(Task statement)
Write the data out again, character for character, with no images.

╭─ Supplied material

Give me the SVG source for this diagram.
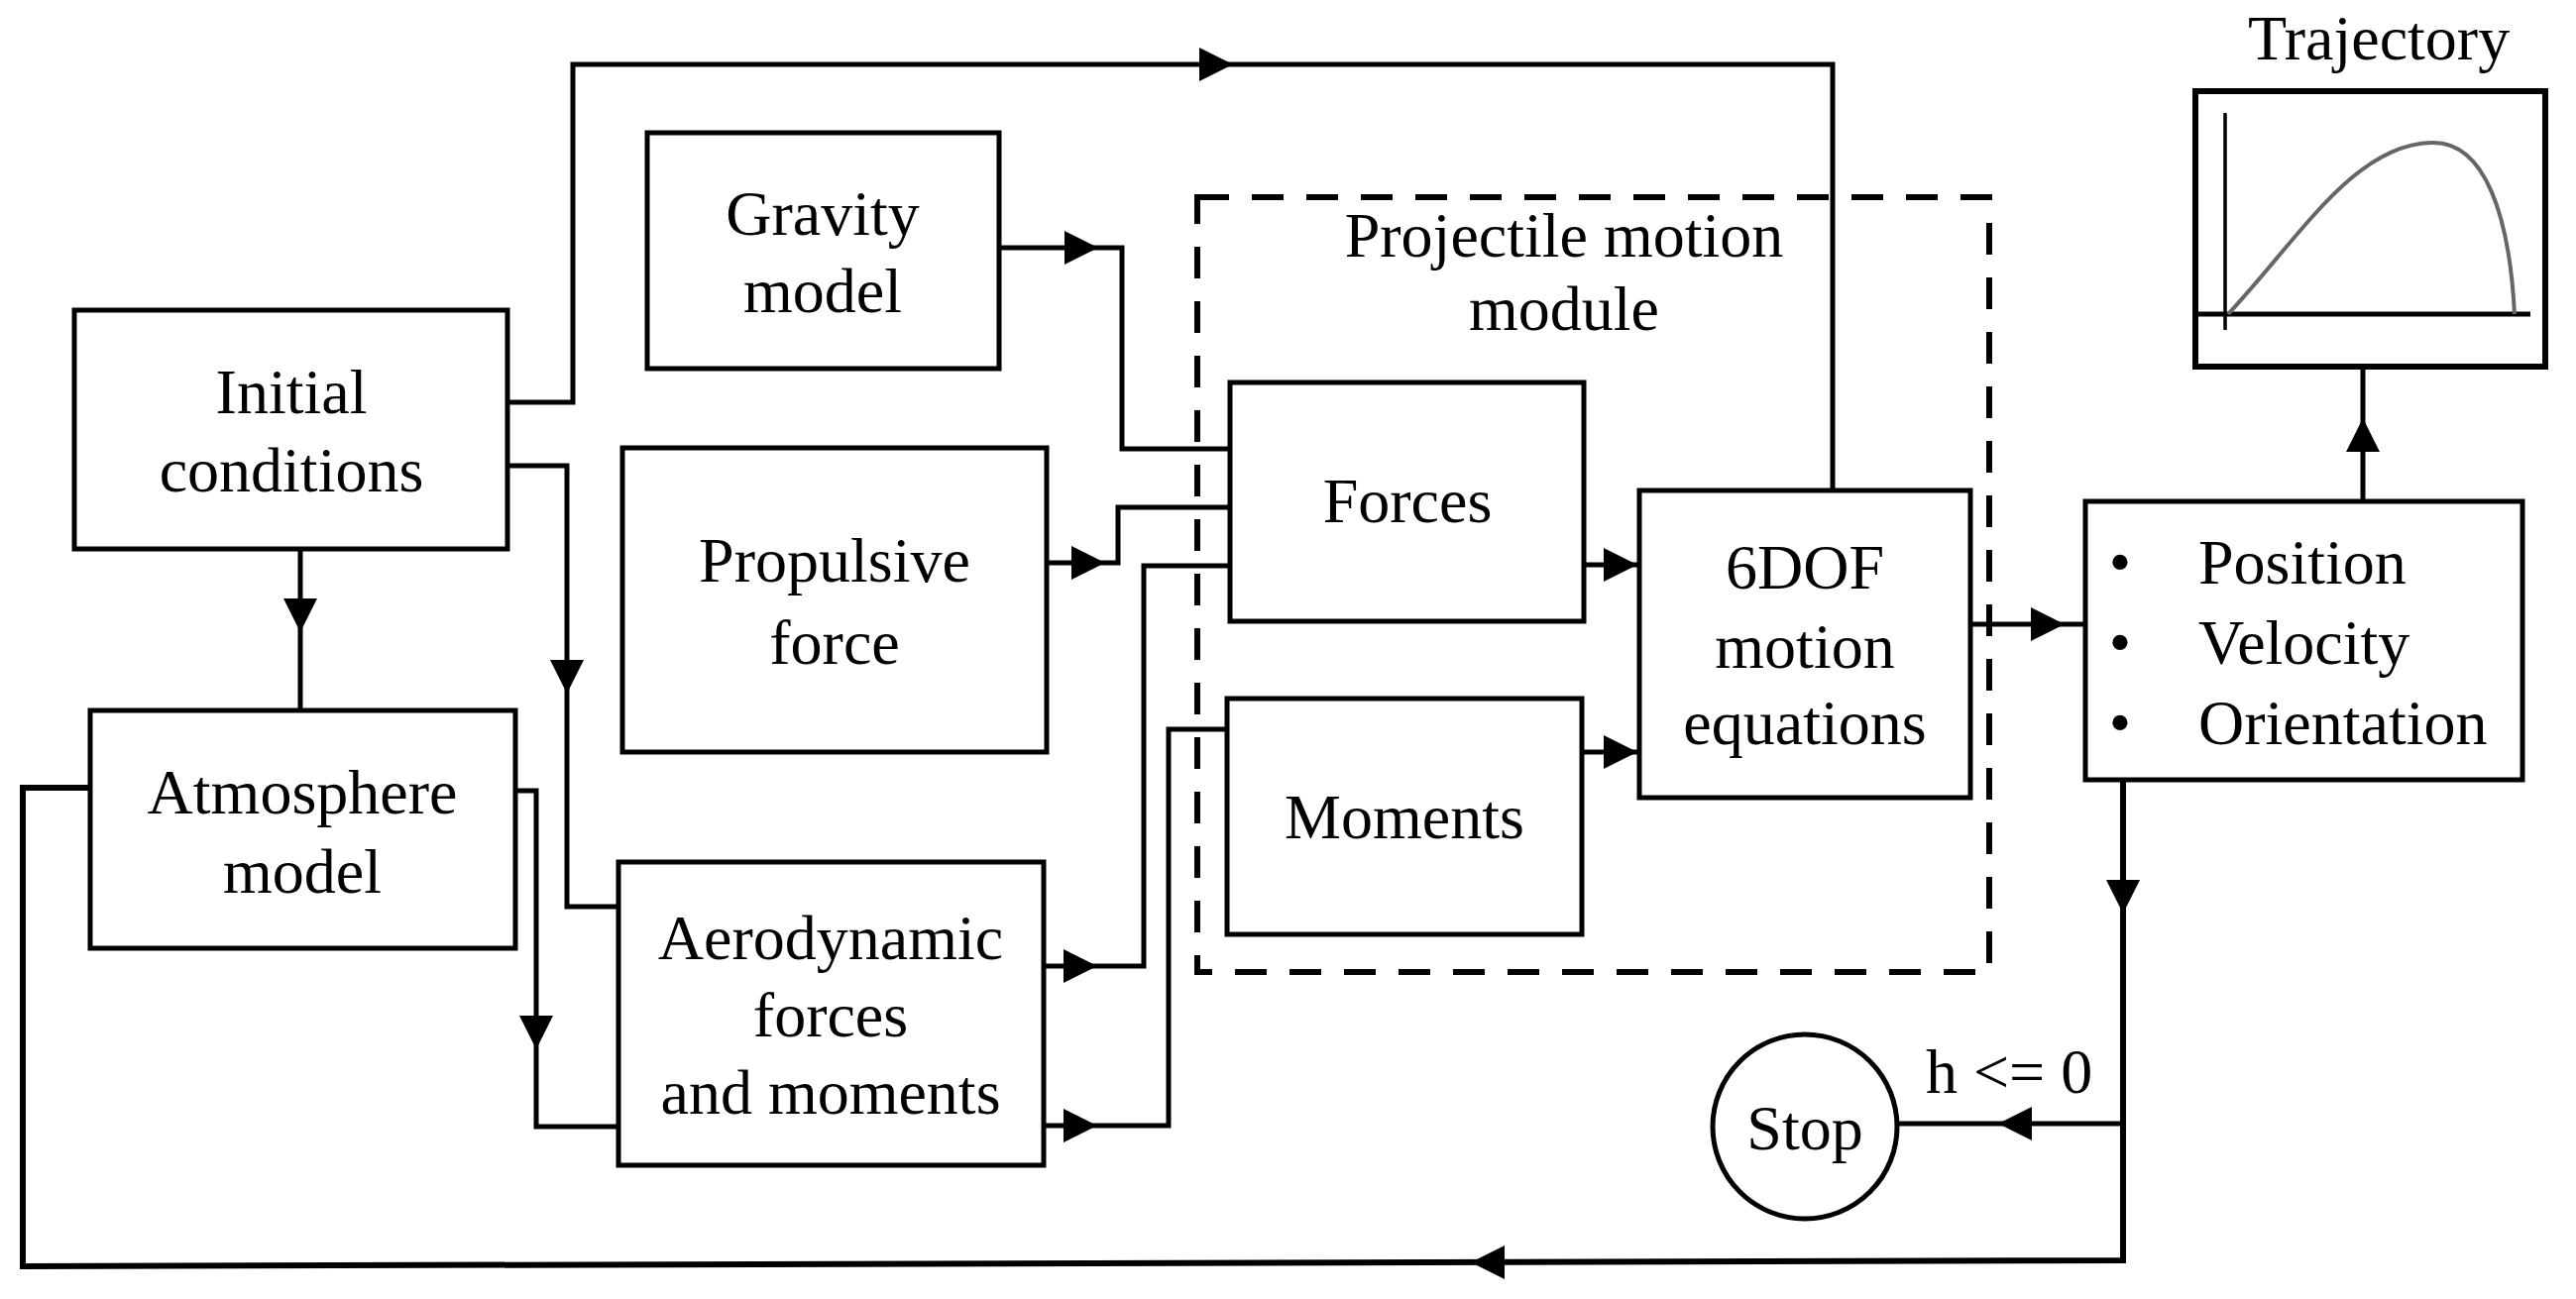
<svg xmlns="http://www.w3.org/2000/svg" xmlns:xlink="http://www.w3.org/1999/xlink" width="2599" height="1311" viewBox="0 0 2599 1311">
<style>
.box{fill:#fff;stroke:#000;stroke-width:5}
.t{font-family:"Liberation Serif","Times New Roman",serif;font-size:64px;fill:#000;text-anchor:middle}
.tl{font-family:"Liberation Serif","Times New Roman",serif;font-size:64px;fill:#000}
.c{fill:none;stroke:#000;stroke-width:5}
.dash{fill:none;stroke:#000;stroke-width:6;stroke-dasharray:32 23}
</style>
<defs>
<path id="ah" d="M0,0 L-34,-17 L-34,17 Z" fill="#000"/>
</defs>
<rect width="2599" height="1311" fill="#fff"/>

<g id="module">
<rect class="dash" x="1208" y="199" width="799" height="782"/>
<text class="t" x="1578" y="259">Projectile motion</text>
<text class="t" x="1578" y="333">module</text>
</g>

<g id="connectors">
<polyline class="c" points="512,406 578,406 578,65 1849,65 1849,495"/>
<polyline class="c" points="1008,250 1132,250 1132,453 1241,453"/>
<polyline class="c" points="1056,568 1128,568 1128,512 1241,512"/>
<polyline class="c" points="1053,975 1154,975 1154,571 1241,571"/>
<polyline class="c" points="1053,1136 1179,1136 1179,736 1238,736"/>
<polyline class="c" points="303,554 303,717"/>
<polyline class="c" points="512,470 572,470 572,915 624,915"/>
<polyline class="c" points="520,798 541,798 541,1137 624,1137"/>
<polyline class="c" points="1598,570 1654,570"/>
<polyline class="c" points="1596,759 1654,759"/>
<polyline class="c" points="1988,630 2104,630"/>
<polyline class="c" points="2384,506 2384,370"/>
<polyline class="c" points="2142,787 2142,1272 23,1278 23,795 91,795" style="stroke-width:6"/>
<polyline class="c" points="2142,1134 1915,1134"/>
<use xlink:href="#ah" transform="translate(1244,65)"/>
<use xlink:href="#ah" transform="translate(1108,250)"/>
<use xlink:href="#ah" transform="translate(1115,568)"/>
<use xlink:href="#ah" transform="translate(1107,975)"/>
<use xlink:href="#ah" transform="translate(1107,1136)"/>
<use xlink:href="#ah" transform="translate(303,638) rotate(90)"/>
<use xlink:href="#ah" transform="translate(572,700) rotate(90)"/>
<use xlink:href="#ah" transform="translate(541,1059) rotate(90)"/>
<use xlink:href="#ah" transform="translate(1652,570)"/>
<use xlink:href="#ah" transform="translate(1652,759)"/>
<use xlink:href="#ah" transform="translate(2083,630)"/>
<use xlink:href="#ah" transform="translate(2384,422) rotate(-90)"/>
<use xlink:href="#ah" transform="translate(2142,922) rotate(90)"/>
<use xlink:href="#ah" transform="translate(2016,1134) rotate(180)"/>
<use xlink:href="#ah" transform="translate(1484,1274) rotate(180)"/>
<text class="tl" x="1943" y="1103">h &lt;= 0</text>
</g>

<g id="initial">
<rect class="box" x="75" y="313" width="437" height="241"/>
<text class="t" x="294" y="417">Initial</text>
<text class="t" x="294" y="496">conditions</text>
</g>

<g id="gravity">
<rect class="box" x="653" y="134" width="355" height="238"/>
<text class="t" x="830" y="237">Gravity</text>
<text class="t" x="830" y="315">model</text>
</g>

<g id="propulsive">
<rect class="box" x="628" y="452" width="428" height="307"/>
<text class="t" x="842" y="587">Propulsive</text>
<text class="t" x="842" y="670">force</text>
</g>

<g id="atmosphere">
<rect class="box" x="91" y="717" width="429" height="240"/>
<text class="t" x="305" y="821">Atmosphere</text>
<text class="t" x="305" y="901">model</text>
</g>

<g id="aero">
<rect class="box" x="624" y="870" width="429" height="306"/>
<text class="t" x="838" y="968">Aerodynamic</text>
<text class="t" x="838" y="1046">forces</text>
<text class="t" x="838" y="1124">and moments</text>
</g>

<g id="forces">
<rect class="box" x="1241" y="386" width="357" height="241"/>
<text class="t" x="1420" y="527">Forces</text>
</g>

<g id="moments">
<rect class="box" x="1238" y="705" width="358" height="238"/>
<text class="t" x="1417" y="846">Moments</text>
</g>

<g id="sixdof">
<rect class="box" x="1654" y="495" width="334" height="310"/>
<text class="t" x="1821" y="594">6DOF</text>
<text class="t" x="1821" y="674">motion</text>
<text class="t" x="1821" y="751">equations</text>
</g>

<g id="state">
<rect class="box" x="2104" y="506" width="441" height="281"/>
<text class="t" x="2139" y="589">•</text>
<text class="t" x="2139" y="670">•</text>
<text class="t" x="2139" y="751">•</text>
<text class="tl" x="2218" y="589">Position</text>
<text class="tl" x="2218" y="670">Velocity</text>
<text class="tl" x="2218" y="751">Orientation</text>
</g>

<g id="trajectory">
<text class="t" x="2400" y="60">Trajectory</text>
<rect class="box" x="2215" y="92" width="353" height="278" style="stroke-width:6"/>
<line x1="2245" y1="114" x2="2245" y2="333" stroke="#000" stroke-width="3.5"/>
<line x1="2216" y1="317" x2="2553" y2="317" stroke="#000" stroke-width="5"/>
<path d="M2248,317 C2320,240 2375,146 2453,144 C2508,142 2532,220 2537,317" fill="none" stroke="#666" stroke-width="4"/>
</g>

<g id="stop">
<circle cx="1821" cy="1137" r="93" fill="#fff" stroke="#000" stroke-width="5"/>
<text class="t" x="1821" y="1160">Stop</text>
</g>
</svg>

╰─

(Response to the exercise)
Give me the SVG source for this diagram.
<svg xmlns="http://www.w3.org/2000/svg" xmlns:xlink="http://www.w3.org/1999/xlink" width="2599" height="1311" viewBox="0 0 2599 1311">
<style>
.box{fill:#fff;stroke:#000;stroke-width:5}
.t{font-family:"Liberation Serif","Times New Roman",serif;font-size:64px;fill:#000;text-anchor:middle}
.tl{font-family:"Liberation Serif","Times New Roman",serif;font-size:64px;fill:#000}
.c{fill:none;stroke:#000;stroke-width:5}
.dash{fill:none;stroke:#000;stroke-width:6;stroke-dasharray:32 23}
</style>
<defs>
<path id="ah" d="M0,0 L-34,-17 L-34,17 Z" fill="#000"/>
</defs>
<rect width="2599" height="1311" fill="#fff"/>

<g id="module">
<rect class="dash" x="1208" y="199" width="799" height="782"/>
<text class="t" x="1578" y="259">Projectile motion</text>
<text class="t" x="1578" y="333">module</text>
</g>

<g id="connectors">
<polyline class="c" points="512,406 578,406 578,65 1849,65 1849,495"/>
<polyline class="c" points="1008,250 1132,250 1132,453 1241,453"/>
<polyline class="c" points="1056,568 1128,568 1128,512 1241,512"/>
<polyline class="c" points="1053,975 1154,975 1154,571 1241,571"/>
<polyline class="c" points="1053,1136 1179,1136 1179,736 1238,736"/>
<polyline class="c" points="303,554 303,717"/>
<polyline class="c" points="512,470 572,470 572,915 624,915"/>
<polyline class="c" points="520,798 541,798 541,1137 624,1137"/>
<polyline class="c" points="1598,570 1654,570"/>
<polyline class="c" points="1596,759 1654,759"/>
<polyline class="c" points="1988,630 2104,630"/>
<polyline class="c" points="2384,506 2384,370"/>
<polyline class="c" points="2142,787 2142,1272 23,1278 23,795 91,795" style="stroke-width:6"/>
<polyline class="c" points="2142,1134 1915,1134"/>
<use xlink:href="#ah" transform="translate(1244,65)"/>
<use xlink:href="#ah" transform="translate(1108,250)"/>
<use xlink:href="#ah" transform="translate(1115,568)"/>
<use xlink:href="#ah" transform="translate(1107,975)"/>
<use xlink:href="#ah" transform="translate(1107,1136)"/>
<use xlink:href="#ah" transform="translate(303,638) rotate(90)"/>
<use xlink:href="#ah" transform="translate(572,700) rotate(90)"/>
<use xlink:href="#ah" transform="translate(541,1059) rotate(90)"/>
<use xlink:href="#ah" transform="translate(1652,570)"/>
<use xlink:href="#ah" transform="translate(1652,759)"/>
<use xlink:href="#ah" transform="translate(2083,630)"/>
<use xlink:href="#ah" transform="translate(2384,422) rotate(-90)"/>
<use xlink:href="#ah" transform="translate(2142,922) rotate(90)"/>
<use xlink:href="#ah" transform="translate(2016,1134) rotate(180)"/>
<use xlink:href="#ah" transform="translate(1484,1274) rotate(180)"/>
<text class="tl" x="1943" y="1103">h &lt;= 0</text>
</g>

<g id="initial">
<rect class="box" x="75" y="313" width="437" height="241"/>
<text class="t" x="294" y="417">Initial</text>
<text class="t" x="294" y="496">conditions</text>
</g>

<g id="gravity">
<rect class="box" x="653" y="134" width="355" height="238"/>
<text class="t" x="830" y="237">Gravity</text>
<text class="t" x="830" y="315">model</text>
</g>

<g id="propulsive">
<rect class="box" x="628" y="452" width="428" height="307"/>
<text class="t" x="842" y="587">Propulsive</text>
<text class="t" x="842" y="670">force</text>
</g>

<g id="atmosphere">
<rect class="box" x="91" y="717" width="429" height="240"/>
<text class="t" x="305" y="821">Atmosphere</text>
<text class="t" x="305" y="901">model</text>
</g>

<g id="aero">
<rect class="box" x="624" y="870" width="429" height="306"/>
<text class="t" x="838" y="968">Aerodynamic</text>
<text class="t" x="838" y="1046">forces</text>
<text class="t" x="838" y="1124">and moments</text>
</g>

<g id="forces">
<rect class="box" x="1241" y="386" width="357" height="241"/>
<text class="t" x="1420" y="527">Forces</text>
</g>

<g id="moments">
<rect class="box" x="1238" y="705" width="358" height="238"/>
<text class="t" x="1417" y="846">Moments</text>
</g>

<g id="sixdof">
<rect class="box" x="1654" y="495" width="334" height="310"/>
<text class="t" x="1821" y="594">6DOF</text>
<text class="t" x="1821" y="674">motion</text>
<text class="t" x="1821" y="751">equations</text>
</g>

<g id="state">
<rect class="box" x="2104" y="506" width="441" height="281"/>
<text class="t" x="2139" y="589">•</text>
<text class="t" x="2139" y="670">•</text>
<text class="t" x="2139" y="751">•</text>
<text class="tl" x="2218" y="589">Position</text>
<text class="tl" x="2218" y="670">Velocity</text>
<text class="tl" x="2218" y="751">Orientation</text>
</g>

<g id="trajectory">
<text class="t" x="2400" y="60">Trajectory</text>
<rect class="box" x="2215" y="92" width="353" height="278" style="stroke-width:6"/>
<line x1="2245" y1="114" x2="2245" y2="333" stroke="#000" stroke-width="3.5"/>
<line x1="2216" y1="317" x2="2553" y2="317" stroke="#000" stroke-width="5"/>
<path d="M2248,317 C2320,240 2375,146 2453,144 C2508,142 2532,220 2537,317" fill="none" stroke="#666" stroke-width="4"/>
</g>

<g id="stop">
<circle cx="1821" cy="1137" r="93" fill="#fff" stroke="#000" stroke-width="5"/>
<text class="t" x="1821" y="1160">Stop</text>
</g>
</svg>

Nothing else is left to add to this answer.